## Data for this exercise

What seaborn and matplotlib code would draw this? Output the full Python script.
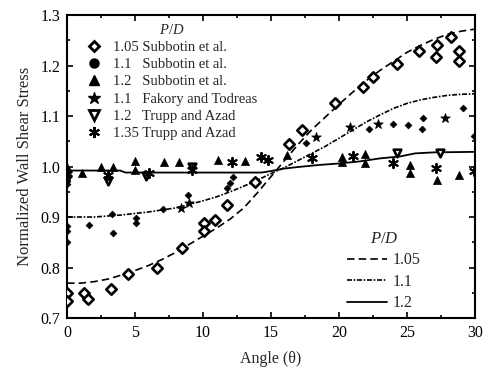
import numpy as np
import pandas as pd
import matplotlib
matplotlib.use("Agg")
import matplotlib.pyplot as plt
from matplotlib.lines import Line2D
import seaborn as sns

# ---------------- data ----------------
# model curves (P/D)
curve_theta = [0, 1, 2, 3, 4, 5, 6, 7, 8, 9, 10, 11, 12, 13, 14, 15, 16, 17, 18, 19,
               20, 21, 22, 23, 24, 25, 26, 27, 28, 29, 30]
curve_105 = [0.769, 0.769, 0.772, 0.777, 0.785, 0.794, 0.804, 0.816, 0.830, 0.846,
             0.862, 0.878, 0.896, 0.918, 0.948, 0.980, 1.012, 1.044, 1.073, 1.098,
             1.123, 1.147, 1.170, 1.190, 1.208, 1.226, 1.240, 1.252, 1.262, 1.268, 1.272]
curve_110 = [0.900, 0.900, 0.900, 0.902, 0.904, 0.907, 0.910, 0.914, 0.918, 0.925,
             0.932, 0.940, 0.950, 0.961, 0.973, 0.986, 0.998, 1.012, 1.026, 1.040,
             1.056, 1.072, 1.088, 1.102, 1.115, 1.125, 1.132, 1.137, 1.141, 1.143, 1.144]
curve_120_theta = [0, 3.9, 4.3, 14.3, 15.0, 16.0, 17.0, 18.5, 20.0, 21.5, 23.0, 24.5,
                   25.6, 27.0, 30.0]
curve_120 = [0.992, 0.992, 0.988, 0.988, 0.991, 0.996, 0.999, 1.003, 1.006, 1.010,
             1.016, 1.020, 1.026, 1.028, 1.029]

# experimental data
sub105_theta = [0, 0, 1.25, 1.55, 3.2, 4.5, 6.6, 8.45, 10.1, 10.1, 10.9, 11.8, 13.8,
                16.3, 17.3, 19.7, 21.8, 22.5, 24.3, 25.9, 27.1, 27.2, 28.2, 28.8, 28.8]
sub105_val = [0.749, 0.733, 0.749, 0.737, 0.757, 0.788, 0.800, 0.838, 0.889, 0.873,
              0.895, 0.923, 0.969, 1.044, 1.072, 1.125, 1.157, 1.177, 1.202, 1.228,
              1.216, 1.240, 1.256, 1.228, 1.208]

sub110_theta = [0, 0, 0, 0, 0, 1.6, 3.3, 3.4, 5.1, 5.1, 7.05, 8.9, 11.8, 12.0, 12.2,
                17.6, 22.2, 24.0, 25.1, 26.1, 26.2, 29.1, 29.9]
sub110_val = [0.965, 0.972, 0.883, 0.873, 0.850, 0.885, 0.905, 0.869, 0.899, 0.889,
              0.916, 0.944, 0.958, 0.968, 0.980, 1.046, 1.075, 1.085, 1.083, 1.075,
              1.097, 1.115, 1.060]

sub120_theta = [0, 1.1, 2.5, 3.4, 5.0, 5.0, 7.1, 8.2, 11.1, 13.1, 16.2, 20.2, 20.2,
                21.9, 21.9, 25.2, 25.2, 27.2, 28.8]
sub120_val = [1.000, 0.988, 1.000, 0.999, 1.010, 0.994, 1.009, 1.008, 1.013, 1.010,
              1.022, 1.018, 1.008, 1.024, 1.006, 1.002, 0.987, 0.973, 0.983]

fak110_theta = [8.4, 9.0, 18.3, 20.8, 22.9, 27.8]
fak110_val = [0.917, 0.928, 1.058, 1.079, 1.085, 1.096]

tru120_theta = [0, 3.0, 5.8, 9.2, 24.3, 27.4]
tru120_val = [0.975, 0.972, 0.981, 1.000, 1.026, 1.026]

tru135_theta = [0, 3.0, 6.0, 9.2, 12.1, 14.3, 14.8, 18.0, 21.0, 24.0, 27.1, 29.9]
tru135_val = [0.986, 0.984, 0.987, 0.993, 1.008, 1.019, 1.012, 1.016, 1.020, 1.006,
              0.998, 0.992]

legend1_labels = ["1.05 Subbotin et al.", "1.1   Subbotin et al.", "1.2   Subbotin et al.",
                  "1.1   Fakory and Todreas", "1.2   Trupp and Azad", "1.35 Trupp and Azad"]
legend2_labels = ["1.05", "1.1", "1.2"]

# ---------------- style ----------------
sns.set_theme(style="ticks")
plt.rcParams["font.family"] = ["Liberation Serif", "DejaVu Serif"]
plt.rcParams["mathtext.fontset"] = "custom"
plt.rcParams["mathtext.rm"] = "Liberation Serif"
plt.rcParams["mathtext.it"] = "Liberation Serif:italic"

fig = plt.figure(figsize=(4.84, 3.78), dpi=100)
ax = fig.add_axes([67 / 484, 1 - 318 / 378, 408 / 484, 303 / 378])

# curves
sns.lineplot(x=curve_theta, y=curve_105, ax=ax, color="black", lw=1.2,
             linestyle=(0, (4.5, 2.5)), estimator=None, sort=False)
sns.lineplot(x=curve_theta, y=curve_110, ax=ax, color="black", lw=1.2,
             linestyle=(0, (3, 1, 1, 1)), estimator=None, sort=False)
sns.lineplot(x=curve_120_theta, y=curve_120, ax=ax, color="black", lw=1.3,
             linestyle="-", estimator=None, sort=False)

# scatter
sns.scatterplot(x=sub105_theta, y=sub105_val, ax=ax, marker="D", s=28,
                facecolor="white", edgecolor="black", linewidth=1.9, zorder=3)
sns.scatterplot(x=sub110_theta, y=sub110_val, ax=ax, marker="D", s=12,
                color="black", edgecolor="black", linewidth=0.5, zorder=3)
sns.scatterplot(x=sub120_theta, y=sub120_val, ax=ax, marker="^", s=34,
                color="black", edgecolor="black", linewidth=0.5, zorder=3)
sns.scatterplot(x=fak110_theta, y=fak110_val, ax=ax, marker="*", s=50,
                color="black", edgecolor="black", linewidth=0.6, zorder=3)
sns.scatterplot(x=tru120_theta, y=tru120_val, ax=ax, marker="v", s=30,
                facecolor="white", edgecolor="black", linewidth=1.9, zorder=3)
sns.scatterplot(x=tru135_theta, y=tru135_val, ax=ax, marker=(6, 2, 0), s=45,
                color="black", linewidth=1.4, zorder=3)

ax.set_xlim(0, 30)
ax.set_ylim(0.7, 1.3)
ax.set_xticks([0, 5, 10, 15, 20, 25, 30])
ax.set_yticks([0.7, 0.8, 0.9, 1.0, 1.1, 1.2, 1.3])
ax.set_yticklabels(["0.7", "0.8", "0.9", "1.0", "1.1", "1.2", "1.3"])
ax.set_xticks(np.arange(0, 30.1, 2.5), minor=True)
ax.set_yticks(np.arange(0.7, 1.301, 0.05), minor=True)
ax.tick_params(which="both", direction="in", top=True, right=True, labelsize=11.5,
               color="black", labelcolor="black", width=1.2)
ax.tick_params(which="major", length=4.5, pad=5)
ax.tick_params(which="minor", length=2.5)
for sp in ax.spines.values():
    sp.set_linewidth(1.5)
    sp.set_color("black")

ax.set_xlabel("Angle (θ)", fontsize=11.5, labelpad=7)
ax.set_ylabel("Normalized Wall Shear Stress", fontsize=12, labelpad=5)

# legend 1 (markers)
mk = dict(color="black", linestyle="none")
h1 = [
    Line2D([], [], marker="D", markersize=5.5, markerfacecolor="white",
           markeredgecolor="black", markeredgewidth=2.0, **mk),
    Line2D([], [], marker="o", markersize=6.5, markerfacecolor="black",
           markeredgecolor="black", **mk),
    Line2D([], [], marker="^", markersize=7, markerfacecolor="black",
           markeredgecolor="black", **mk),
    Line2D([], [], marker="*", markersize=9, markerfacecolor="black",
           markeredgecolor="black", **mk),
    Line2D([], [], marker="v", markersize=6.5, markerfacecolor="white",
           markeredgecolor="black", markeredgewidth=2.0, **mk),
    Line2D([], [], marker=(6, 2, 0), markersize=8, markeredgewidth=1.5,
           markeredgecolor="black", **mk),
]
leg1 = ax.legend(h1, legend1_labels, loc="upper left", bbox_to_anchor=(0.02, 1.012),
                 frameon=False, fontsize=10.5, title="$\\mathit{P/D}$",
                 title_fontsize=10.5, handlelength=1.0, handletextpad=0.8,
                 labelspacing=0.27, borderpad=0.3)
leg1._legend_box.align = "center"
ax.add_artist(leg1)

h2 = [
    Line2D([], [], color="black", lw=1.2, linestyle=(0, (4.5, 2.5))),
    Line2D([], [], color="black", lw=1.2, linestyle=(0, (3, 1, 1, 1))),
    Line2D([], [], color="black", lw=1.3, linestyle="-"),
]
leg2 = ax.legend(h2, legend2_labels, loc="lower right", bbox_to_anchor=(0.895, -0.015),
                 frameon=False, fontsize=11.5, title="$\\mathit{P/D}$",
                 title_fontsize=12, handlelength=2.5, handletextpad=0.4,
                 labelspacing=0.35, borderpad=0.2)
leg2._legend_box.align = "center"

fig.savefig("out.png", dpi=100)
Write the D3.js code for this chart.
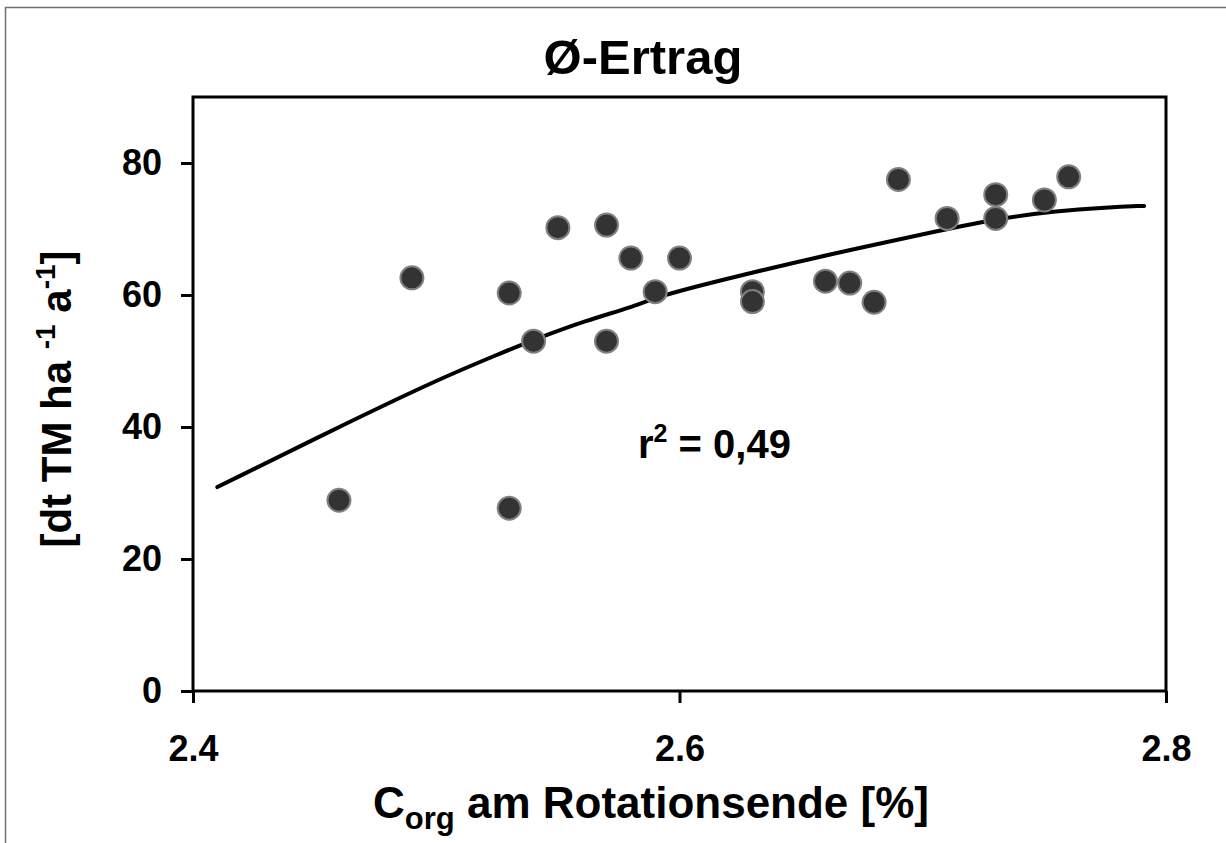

## Your goal
From the first line above down to the line with "import seaborn as sns", reproduce every line and no others, omitting pictures.

## Task response
What seaborn and matplotlib code would draw this? Output the full Python script.
import numpy as np
import pandas as pd
import matplotlib
matplotlib.use("Agg")
import matplotlib.pyplot as plt
from matplotlib.lines import Line2D
import seaborn as sns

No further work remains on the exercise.